The Greater Norwich Development Partnership’s Joint Core Strategy for Broadland, South Norfolk and Norwich includes plans for 37,000 extra houses by 2026, mainly on greenfield sites. Long Stratton will double in size; 10,000 houses will be built in the “growth triangle” north east of Norwich; Wymondham and Hethersett are due for 3,200; Norwich will become a city the size of Nottingham. Andrew Proctor, the leader of Broadland Council, in order to support the case for the housing targets (EDP, September 21), highlighted the plight of local people unable to find the right type of housing for their needs. He is right to support the provision of new housing to satisfy these demands but he is wrong to use these needs in an attempt to justify the huge housing numbers in the Joint Core Strategy.
On September 21, the total number of applicants on the housing registers of Broadland, Norwich and South Norfolk councils was 13,898, but only around 30pc are defined as inadequately housed (just over 4,000). It is scurrilous to attempt to justify the building of 37,000 new houses to cater for these needs, especially as there are currently 1,470 empty properties within the territory of these three councils.
CPRE fully supports the provision of an adequate level of new housing to satisfy local demand but the Joint Core Strategy is not really about this. It is a plan based on the encouragement of inward migration. The 33,000 extra houses that will be built in the Norwich Policy Area are mainly to cater for a planned population increase of 50,000 people.
Norfolk is special because it has a relatively low population density and because it is relatively remote from large industrial urban conurbations.

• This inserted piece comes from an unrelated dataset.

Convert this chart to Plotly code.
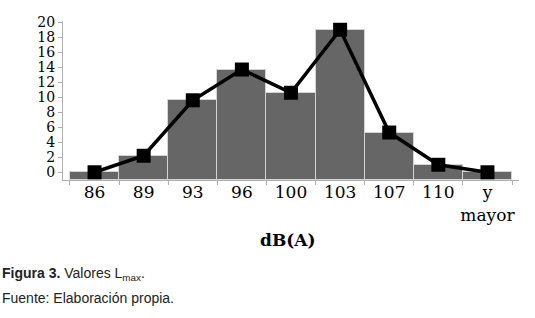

It is therefore more tranquil than the majority of the UK; it suffers from less light and noise pollution and settlements are generally compact and separated from each other. It is these features that the massive growth in the JCS threatens. For starters, just imagine the congestion that will result
from the 42,920 extra cars that will accompany the building of 37,000 new houses (average number of cars per UK household is 1.16).
Supporters of growth cite rising population numbers and decreasing household size as reasons for building all these additional houses. However, the average number of children per couple in the UK is below replacement levels and average household size, currently less than 2.3, surely cannot fall much further. Even if the UK population reaches 70,000,000 by 2030, it then becomes more important that rural, tranquil places like Norfolk are protected from large-scale development. Overcrowded Britain needs its green lungs and national policy should prevent the homogenisation of everywhere into some kind of Home Counties suburban clone.
CPRE wants local people to campaign for a reduction in the housing targets and there will be opportunities to review the core strategies as it becomes increasingly apparent that the economy cannot support the high levels of growth envisaged. Massive house building programmes will not produce some kind of utopia. The USA, and Spain fell into the trap of believing they would and now each has millions of empty unwanted houses. Norfolk needs to “Do Different”."